Stehli v. Town of Oyster Bay

Per Curiam:

Judgment and orders affirmed, with costs. This court decided

in the ejectment action (Town of Oyster Bay v. Stehli, 169 App. Div. 257) that the description in the deed of 1667 from the Indians to Underhill did not include the sound beach between the meadows and high-water mark, and that, therefore, this beach passed to the town under the later Andros patent. We reversed the contrary judgment of the Trial Term in favor of the defendant and granted a new trial. The defendant appealed to the Court of Appeals where the judgment of this court was affirmed and under defendant’s stipulation judgment absolute was entered against him (221 N. Y. 515). That ejectment action involved a strip of beach 200 feet long, west of the beach which is the subject of this present action.

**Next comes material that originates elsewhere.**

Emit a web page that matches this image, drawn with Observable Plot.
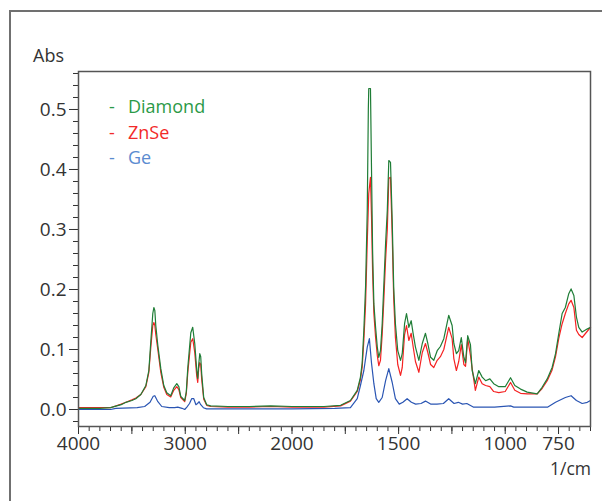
<!DOCTYPE html>
<html><head><meta charset="utf-8">
<script src="https://cdn.jsdelivr.net/npm/d3@7"></script>
<script src="https://cdn.jsdelivr.net/npm/@observablehq/plot@0.6"></script>
<style>
body{margin:0;background:#fff;}
#wrap{position:relative;width:602px;height:501px;overflow:hidden;font-family:"Open Sans",sans-serif;color:#333;}
#outer{position:absolute;left:9px;top:10px;width:700px;height:600px;border-left:2px solid #707070;border-top:2px solid #707070;}
#chart{position:absolute;left:0;top:0;}
.lab{position:absolute;font-size:18px;line-height:16px;white-space:nowrap;}
.leg{position:absolute;left:109px;font-size:18px;line-height:22px;white-space:nowrap;}
.leg span.d{display:inline-block;width:19px;}
</style></head>
<body>
<div id="wrap">
  <div id="outer"></div>
  <div id="chart"></div>
  <div class="lab" style="left:20px;width:44px;text-align:right;top:47px;">Abs</div>
  <div class="lab" style="left:520px;width:71px;text-align:right;top:456px;font-size:17.5px;line-height:normal;">1/cm</div>
  <div id="legend"></div>
</div>
<script>
// ---- data ----
const seriesNames = ["Diamond", "ZnSe", "Ge"];
const lineColors = ["#1f7d36", "#f52222", "#2a55b3"];
const legendColors = ["#2b9a48", "#f22a2a", "#5b8bd0"];

const diamondWn = [4000,3900,3800,3700,3600,3556,3500,3463,3416,3369,3341,3322,3304,3294,3285,3276,3257,3229,3201,3173,3136,3108,3079,3060,3042,3005,2990,2976,2948,2930,2911,2892,2883,2874,2864,2855,2846,2827,2799,2762,2600,2400,2200,2000,1850,1772,1726,1694,1679,1671,1663,1655,1647,1642,1640,1632,1627,1622,1616,1608,1600,1593,1585,1577,1569,1561,1553,1546,1538,1530,1523,1515,1504,1491,1483,1472,1463,1452,1441,1432,1421,1405,1389,1374,1363,1350,1335,1319,1304,1288,1265,1249,1241,1229,1218,1206,1194,1186,1176,1163,1155,1140,1124,1108,1092,1072,1054,1030,1000,975,955,928,897,850,827,803,780,764,749,733,718,702,691,678,666,655,639,616,600];
const diamondAbs = [0.002,0.002,0.002,0.003,0.008,0.012,0.015,0.018,0.025,0.040,0.065,0.115,0.160,0.170,0.165,0.140,0.107,0.068,0.040,0.028,0.023,0.036,0.043,0.038,0.022,0.015,0.030,0.070,0.128,0.137,0.110,0.065,0.052,0.075,0.093,0.088,0.060,0.020,0.008,0.006,0.005,0.005,0.006,0.005,0.005,0.007,0.015,0.032,0.054,0.077,0.132,0.204,0.332,0.500,0.535,0.535,0.398,0.265,0.176,0.137,0.104,0.087,0.098,0.143,0.210,0.277,0.332,0.415,0.412,0.315,0.204,0.143,0.098,0.082,0.093,0.143,0.160,0.137,0.148,0.127,0.104,0.082,0.110,0.127,0.110,0.087,0.082,0.098,0.105,0.118,0.157,0.140,0.110,0.093,0.098,0.120,0.087,0.078,0.123,0.108,0.065,0.043,0.065,0.054,0.048,0.051,0.043,0.038,0.038,0.053,0.040,0.034,0.029,0.026,0.037,0.051,0.070,0.093,0.126,0.160,0.170,0.193,0.201,0.190,0.154,0.137,0.129,0.134,0.137];

const znseWn = [4000,3900,3800,3700,3600,3556,3500,3463,3416,3369,3341,3322,3304,3294,3285,3276,3257,3229,3201,3173,3136,3108,3079,3060,3042,3005,2990,2976,2948,2930,2911,2892,2883,2874,2864,2855,2846,2827,2799,2762,2600,2400,2200,2000,1850,1772,1726,1694,1679,1671,1663,1655,1647,1640,1632,1627,1622,1616,1608,1600,1593,1585,1577,1569,1561,1553,1546,1538,1530,1523,1515,1504,1491,1483,1472,1463,1452,1441,1432,1421,1405,1389,1374,1363,1350,1335,1319,1304,1288,1265,1249,1241,1229,1218,1206,1194,1186,1176,1163,1155,1140,1124,1108,1092,1072,1054,1030,1000,975,955,928,897,850,827,803,780,764,749,733,718,702,691,678,666,655,639,616,600];
const znseAbs = [0.003,0.003,0.003,0.003,0.009,0.012,0.016,0.019,0.025,0.038,0.062,0.105,0.140,0.145,0.140,0.125,0.100,0.062,0.037,0.025,0.021,0.032,0.038,0.033,0.020,0.013,0.027,0.062,0.112,0.118,0.095,0.055,0.045,0.068,0.078,0.075,0.050,0.017,0.007,0.005,0.004,0.004,0.005,0.004,0.004,0.006,0.014,0.030,0.050,0.070,0.115,0.175,0.280,0.360,0.387,0.320,0.230,0.160,0.120,0.090,0.073,0.082,0.125,0.185,0.250,0.300,0.385,0.387,0.290,0.185,0.120,0.075,0.057,0.070,0.125,0.140,0.115,0.127,0.105,0.080,0.062,0.095,0.110,0.095,0.075,0.070,0.082,0.088,0.100,0.137,0.118,0.085,0.065,0.080,0.108,0.075,0.072,0.118,0.090,0.068,0.032,0.054,0.043,0.040,0.038,0.030,0.028,0.030,0.045,0.032,0.027,0.026,0.026,0.035,0.048,0.066,0.088,0.118,0.143,0.160,0.176,0.182,0.170,0.132,0.125,0.120,0.130,0.137];

const geWn = [4000,3700,3650,3450,3380,3330,3300,3285,3260,3220,3150,3100,3070,3030,3005,2985,2960,2940,2920,2900,2885,2870,2855,2830,2800,2000,1800,1726,1694,1679,1663,1647,1637,1627,1616,1605,1593,1577,1561,1546,1530,1515,1497,1480,1460,1440,1420,1395,1374,1350,1320,1290,1265,1240,1220,1200,1180,1150,1050,975,960,800,764,718,691,666,639,615,600];
const geAbs = [0.000,0.000,0.002,0.003,0.005,0.012,0.022,0.023,0.014,0.005,0.003,0.003,0.004,0.002,0.000,0.004,0.010,0.018,0.018,0.008,0.010,0.013,0.008,0.003,0.001,0.001,0.002,0.003,0.018,0.040,0.065,0.104,0.118,0.077,0.043,0.018,0.012,0.020,0.048,0.068,0.045,0.018,0.009,0.012,0.018,0.012,0.009,0.010,0.014,0.009,0.009,0.010,0.018,0.010,0.012,0.009,0.010,0.004,0.004,0.006,0.004,0.004,0.012,0.020,0.023,0.015,0.010,0.012,0.015];

const xTickLabels = [4000, 3000, 2000, 1500, 1000, 750];
const xMidTicks = [3500, 2500, 1750, 1250];
const yTickLabels = [0.0, 0.1, 0.2, 0.3, 0.4, 0.5];

// ---- build ----
const toRows = (wn, ab) => wn.map((w, i) => ({w, a: ab[i]}));
const rows = [toRows(diamondWn, diamondAbs), toRows(znseWn, znseAbs), toRows(geWn, geAbs)];

const xMinor = d3.range(4000, 2000, -100).concat(d3.range(2000, 599, -50));
const yMinor = d3.range(-0.02, 0.561, 0.02);

const chart = Plot.plot({
  width: 602,
  height: 501,
  marginLeft: 78, marginRight: 12, marginTop: 71, marginBottom: 75,
  style: {fontFamily: "'Open Sans', sans-serif", background: "transparent", color: "#333"},
  x: {type: "linear", domain: [4000, 2000, 600], range: [78, 291.5, 590], label: null},
  y: {domain: [-0.02833, 0.56333], range: [426, 71], label: null},
  marks: [
    Plot.axisY(yMinor, {anchor: "left", tickSize: 5, text: null, label: null, stroke: "#333"}),
    Plot.axisY(yTickLabels, {anchor: "left", tickSize: 9, tickPadding: 3, tickFormat: d => d.toFixed(1), fontSize: 19, label: null, color: "#333"}),
    Plot.axisX(xMinor, {anchor: "bottom", tickSize: 5, text: null, label: null, stroke: "#333"}),
    Plot.axisX(xMidTicks, {anchor: "bottom", tickSize: 8, text: null, label: null, stroke: "#333"}),
    Plot.axisX(xTickLabels, {anchor: "bottom", tickSize: 8, tickPadding: 2, tickFormat: d => String(d), fontSize: 19, label: null, color: "#333"}),
    Plot.line(rows[1], {x: "w", y: "a", stroke: lineColors[1], strokeWidth: 1.2}),
    Plot.line(rows[0], {x: "w", y: "a", stroke: lineColors[0], strokeWidth: 1.2}),
    Plot.line(rows[2], {x: "w", y: "a", stroke: lineColors[2], strokeWidth: 1.2}),
    Plot.frame({stroke: "#555", strokeWidth: 1.5})
  ]
});
document.getElementById("chart").appendChild(chart);

const leg = document.getElementById("legend");
seriesNames.forEach((name, i) => {
  const d = document.createElement("div");
  d.className = "leg";
  d.style.top = (95 + i * 25.5) + "px";
  d.style.color = legendColors[i];
  d.innerHTML = '<span class="d">-</span>' + name;
  leg.appendChild(d);
});
</script>
</body></html>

The town of Oyster Bay alleging that this former adjudication was res judicata in the case at bar, a separate trial of the issue was had at Trial Term where the judgment was in favor of defendant (Stehli v. Town of Oyster Bay, 111 Miss. Rep. 355), but upon appeal the judgment was reversed (199 App. Div. 940), this court holding “ that the prior judgment is not a bar as to the questions of adverse possession, or regarding the possibility of prior grants as reserved in the Andros patent. The case, therefore, now will stand for trial on the pleadings.” Upon the trial of the action under this last decision the court submitted the question of adverse possession and whether or not the present beach occupied the same location as in 1667 to the jury, and their verdict was against the plaintiff on both these issues. The learned trial justice, following the opinion of this court in the former case, interpreted the deed of 1667 from the Indians to Underhill as not including the beach in dispute, which adjoins and is part of the beach involved in the former litigation, and directed a general verdict for the defendant. We see no reason for interfering with the judgment entered upon the verdict. If the deed to Underhill included the beach, the plaintiff Stehli made out a case. On the contrary, if the deed in question did not include the beach, then it passed to the town under the Andros patent. Rich, Jaycox, Kelby and Kapper, JJ., concur; Kelly, P. J., concurs in separate opinion.